US Civil Procedure/Introduction
Most law school students learn the Federal Rules of Civil Procedure which have been adopted in their entirety by many States, although a significant number US states (including California, New York and Pennsylvania) have distinctively different Rules of Civil Procedure. Even if the text of the Federal Rules of Civil Procedure is not adopted in its entirety by a state, the state may end up using the same numbering system. Even though the Federal Rules allow lawyers to easily adapt to practice in new jurisdictions, it is important to read the local rules of civil procedure.
Most law schools teach civil procedure by teaching the concept of jurisdiction before teaching the technical rules.
Wikibooks asks for discussion of this topic, but there really isn't much to discuss. Civil Procedure, or CivPro as it's known to law students, simply describes the process by which civil (not criminal, that's a different set of rules) cases are brought into the court system and how they are handled procedurally once they are in the system. CivPro gives detailed rules for such issues as how to start a law case, what sort of notice you must give to the other party and how, how to tell the judge that you want him or her to do something, what information you are entitled to get from the other party or parties and how to do it (the process called discovery), how to conduct civil trials, and the like.
A civil case is one in which one party or group of parties, usually not the government, sues another party or group of parties claiming they did or were about to do something wrong. The wrongs sued about are generally in three categories: tort, contract, and other.
Contract actions are, as the term suggests, about enforcing (or not enforcing) contracts. Often these are written contracts, but oral contracts are perfectly legal and enforceable IF the court can decide exactly what the terms agreed on were: the problem with oral contracts is not whether they are enforceable, but what the actual contract was, since usually party A says one thing and party B says another.
Tort actions seek redress for some wrong done by another person (legally a person includes corporations, governments, etc.) Tort claims can range widely, from suing over damages from a dog bite, to auto accidents, to a branch from your tree falling on my roof, to your borrowing my lawnmower and not returning it. Almost any civil harm you can think of, including asking the court to award you millions of dollars because a business temporarily lost a pair of your pants. Don't laugh, it happened.
The civil courts also deal with many sorts of cases which are neither contract nor tort. The list is almost endless, but it includes such things as divorces, paternity cases, landlord-tenant disputes, probate (estate settlement, guardianship and conservatorship issues), ordering a parent to allow a child to undergo necessary medical treatment which the parent is resisting, injunctions (asking the court to order someone to stop doing something they are doing or not to do something they plan to do), and on and on.

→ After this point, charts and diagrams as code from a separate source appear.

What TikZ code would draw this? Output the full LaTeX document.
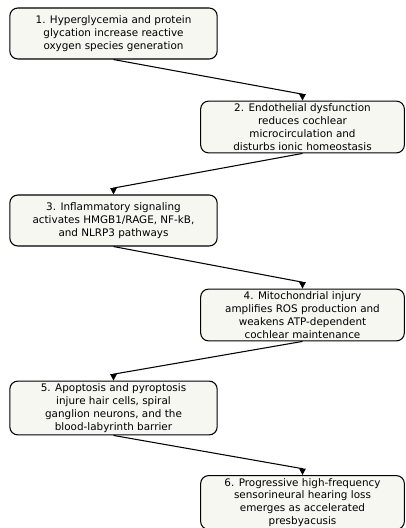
\documentclass[tikz,border=0pt]{standalone}
\usepackage{fontspec}
\setmainfont{DejaVu Sans}
\usetikzlibrary{calc,arrows.meta}

\begin{document}
\begin{tikzpicture}[x=0.75pt, y=-0.75pt,
    stage/.style={rectangle, rounded corners=6pt, draw=black, fill=boxfill,
    line width=0.8pt, align=center, minimum height=38.25pt, inner sep=2pt,
    font=\fontsize{7.8pt}{9.6pt}\selectfont},
    left/.style={stage, minimum width=155.5pt},
    right/.style={stage, minimum width=152.8pt},
    flow/.style={line width=0.8pt, -{Triangle[length=4.8pt,width=4.8pt]}}]
    \definecolor{boxfill}{HTML}{F5F7F0}
    \useasboundingbox (0,0) rectangle (405,528);
    \node[left] (A) at (113.5,33.5) {1. Hyperglycemia and protein\\glycation increase reactive\\oxygen species generation};
    \node[right] (B) at (302.5,127) {2. Endothelial dysfunction\\reduces cochlear\\microcirculation and\\disturbs ionic homeostasis};
    \node[left] (C) at (113.5,220.5) {3. Inflammatory signaling\\activates HMGB1/RAGE, NF-kB,\\and NLRP3 pathways};
    \node[right] (D) at (302.5,315) {4. Mitochondrial injury\\amplifies ROS production and\\weakens ATP-dependent\\cochlear maintenance};
    \node[left] (E) at (113.5,408) {5. Apoptosis and pyroptosis\\injure hair cells, spiral\\ganglion neurons, and the\\blood-labyrinth barrier};
    \node[right] (F) at (302.5,502.5) {6. Progressive high-frequency\\sensorineural hearing loss\\emerges as accelerated\\presbyacusis};
    \draw[flow] (A.south) -- ($(B.north)+(0,-6.4)$) -- (B.north);
    \draw[flow] (B.south) -- ($(C.north)+(0,-6.4)$) -- (C.north);
    \draw[flow] (C.south) -- ($(D.north)+(0,-6.4)$) -- (D.north);
    \draw[flow] (D.south) -- ($(E.north)+(0,-6.4)$) -- (E.north);
    \draw[flow] (E.south) -- ($(F.north)+(0,-6.4)$) -- (F.north);
\end{tikzpicture}
\end{document}
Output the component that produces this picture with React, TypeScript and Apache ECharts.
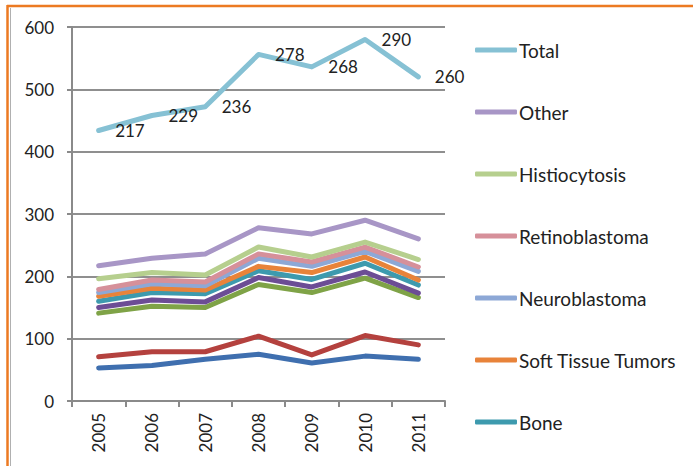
import React, { useEffect, useRef } from "react";
import * as echarts from "echarts";

const years = ["2005", "2006", "2007", "2008", "2009", "2010", "2011"];
const yTicks = { min: 0, max: 600, interval: 100 };

// stacked components (bottom to top)
const seriesBlue = [53, 57, 67, 75, 61, 72, 67];
const seriesRed = [18, 22, 12, 29, 13, 33, 23];
const seriesGreen = [70, 73, 71, 83, 100, 92, 76];
const seriesPurple = [9, 10, 9, 11, 9, 10, 7];
const bone = [10, 12, 13, 11, 12, 14, 13];
const softTissue = [8, 7, 6, 7, 11, 10, 8];
const neuroblastoma = [6, 7, 7, 13, 10, 9, 14];
const retinoblastoma = [5, 6, 6, 7, 7, 7, 7];
const histiocytosis = [17, 12, 11, 11, 8, 8, 12];
const other = [21, 23, 34, 31, 37, 35, 33];
const total = [217, 229, 236, 278, 268, 290, 260];

const legendNames = [
  "Total",
  "Other",
  "Histiocytosis",
  "Retinoblastoma",
  "Neuroblastoma",
  "Soft Tissue Tumors",
  "Bone",
];

const FONT = "Lato, 'Open Sans', sans-serif";
const TOTAL_COLOR = "#86C1D4";

export default function App() {
  const ref = useRef<HTMLDivElement>(null);
  useEffect(() => {
    if (!ref.current) return;
    const chart = echarts.init(ref.current, undefined, { renderer: "svg" });
    const mk = (name: string, data: number[], color: string, extra: any = {}) => ({
      name,
      type: "line",
      stack: "all",
      data,
      symbol: "none",
      lineStyle: { width: 5, color, cap: "round", join: "round" },
      itemStyle: { color },
      ...extra,
    });
    const series = [
      mk("Leukemia", seriesBlue, "#3F6FAF"),
      mk("Lymphoma", seriesRed, "#B4413E"),
      mk("CNS Tumors", seriesGreen, "#7FA347"),
      mk("Renal Tumors", seriesPurple, "#6C4D95"),
      mk("Bone", bone, "#3D9AAE"),
      mk("Soft Tissue Tumors", softTissue, "#E8833A"),
      mk("Neuroblastoma", neuroblastoma, "#8DA8D6"),
      mk("Retinoblastoma", retinoblastoma, "#D6909A"),
      mk("Histiocytosis", histiocytosis, "#B6CF8E"),
      mk("Other", other, "#A896C6"),
      mk("Total", total, TOTAL_COLOR, {
        symbol: "circle",
        symbolSize: 1,
        showSymbol: true,
        itemStyle: { color: "rgba(0,0,0,0)", borderWidth: 0 },
        label: {
          show: true,
          position: "right",
          distance: 16,
          color: "#222",
          fontSize: 17,
          fontFamily: FONT,
          formatter: "{c}",
        },
      }),
    ];
    chart.setOption({
      animation: false,
      backgroundColor: "#fff",
      textStyle: { fontFamily: FONT },
      grid: { left: 72, right: 248, top: 27, bottom: 65 },
      legend: {
        data: legendNames.map((n) =>
          n === "Total" ? { name: n, itemStyle: { color: TOTAL_COLOR } } : { name: n }
        ),
        orient: "vertical",
        left: 475,
        top: 40,
        padding: 0,
        icon: "roundRect",
        itemWidth: 42,
        itemHeight: 5,
        itemGap: 42,
        textStyle: { fontSize: 19, color: "#222", lineHeight: 20, fontFamily: FONT, padding: [0, 0, 0, -3] },
      },
      xAxis: {
        type: "category",
        data: years,
        boundaryGap: true,
        axisLine: { lineStyle: { color: "#8a8a8a", width: 2 } },
        axisTick: { show: true, length: 6, lineStyle: { color: "#8a8a8a", width: 2 } },
        axisLabel: { rotate: 90, fontSize: 17, color: "#222", margin: 12, fontFamily: FONT },
      },
      yAxis: {
        type: "value",
        min: yTicks.min,
        max: yTicks.max,
        interval: yTicks.interval,
        axisLine: { show: true, lineStyle: { color: "#8a8a8a", width: 2 } },
        axisTick: { show: true, length: 5, lineStyle: { color: "#8a8a8a", width: 2 } },
        axisLabel: { fontSize: 17, color: "#222", margin: 18, fontFamily: FONT },
        splitLine: { lineStyle: { color: "#8f8f8f", width: 2 } },
      },
      graphic: [
        { type: "line", shape: { x1: 7, y1: 6, x2: 693, y2: 6 }, style: { stroke: "#EC7A22", lineWidth: 2.5 } },
        { type: "line", shape: { x1: 7.5, y1: 5, x2: 7.5, y2: 466 }, style: { stroke: "#EC7A22", lineWidth: 2.5 } },
        { type: "line", shape: { x1: 10.5, y1: 8, x2: 10.5, y2: 466 }, style: { stroke: "#b0b0b0", lineWidth: 1 } },
      ],
      series,
    });
    return () => chart.dispose();
  }, []);
  return (
    <div
      ref={ref}
      style={{ position: "absolute", left: 0, top: 0, width: 693, height: 466, background: "#fff" }}
    />
  );
}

Basically, any action that isn't the government bringing criminal charges against a person is a civil action.
The Rules of Civil Procedure, by the way, are only one of the sets of rules that govern the practice of law. Most states in the U.S. (maybe all except Louisiana) have numerous sets of rules which govern, for example, their criminal, their appellate courts, and their business operations, with general rules applicable to all situations, and many other collections of rules. And most local courts even have their own sets of rules which supplement state rules.